AI & Data Significance 7/10

Systematic Review Finds High but Heterogeneous Diagnostic Accuracy for Deep Learning in Medical Imaging

This large-scale systematic review and meta-analysis of 503 studies evaluated deep learning algorithms across ophthalmology, breast disease, and respiratory imaging. AUCs ranged from 0.86 to 1.00 depending on the application, but significant heterogeneity in study design and methodology was identified. The authors call for AI-specific reporting guidelines, warning that methodological inconsistencies may lead to overestimation of diagnostic performance.

The original study

Diagnostic accuracy of deep learning in medical imaging: a systematic review and meta-analysis.

Authors
Aggarwal R, Sounderajah V, Martin G, Ting DSW, Karthikesalingam A, King D, et al.
Journal
NPJ digital medicine
Type
Journal Article, Review
PMID
33828217
Read the original study →

Original abstract

Deep learning (DL) has the potential to transform medical diagnostics.

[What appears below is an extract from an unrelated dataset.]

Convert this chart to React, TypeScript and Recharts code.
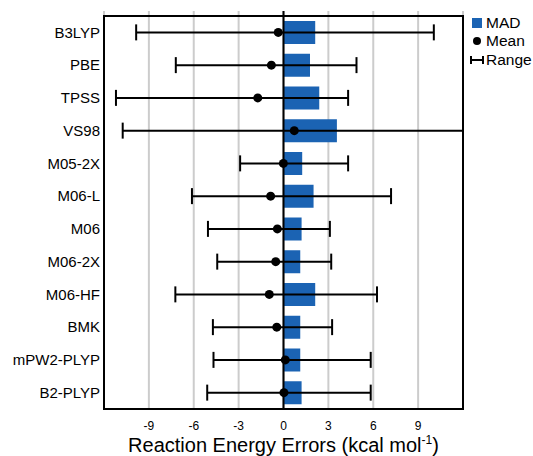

However, the diagnostic accuracy of DL is uncertain. Our aim was to evaluate the diagnostic accuracy of DL algorithms to identify pathology in medical imaging. Searches were conducted in Medline and EMBASE up to January 2020. We identified 11,921 studies, of which 503 were included in the systematic review. Eighty-two studies in ophthalmology, 82 in breast disease and 115 in respiratory disease were included for meta-analysis. Two hundred twenty-four studies in other specialities were included for qualitative review. Peer-reviewed studies that reported on the diagnostic accuracy of DL algorithms to identify pathology using medical imaging were included. Primary outcomes were measures of diagnostic accuracy, study design and reporting standards in the literature. Estimates were pooled using random-effects meta-analysis. In ophthalmology, AUC's ranged between 0.933 and 1 for diagnosing diabetic retinopathy, age-related macular degeneration and glaucoma on retinal fundus photographs and optical coherence tomography. In respiratory imaging, AUC's ranged between 0.864 and 0.937 for diagnosing lung nodules or lung cancer on chest X-ray or CT scan. For breast imaging, AUC's ranged between 0.868 and 0.909 for diagnosing breast cancer on mammogram, ultrasound, MRI and digital breast tomosynthesis. Heterogeneity was high between studies and extensive variation in methodology, terminology and outcome measures was noted. This can lead to an overestimation of the diagnostic accuracy of DL algorithms on medical imaging. There is an immediate need for the development of artificial intelligence-specific EQUATOR guidelines, particularly STARD, in order to provide guidance around key issues in this field.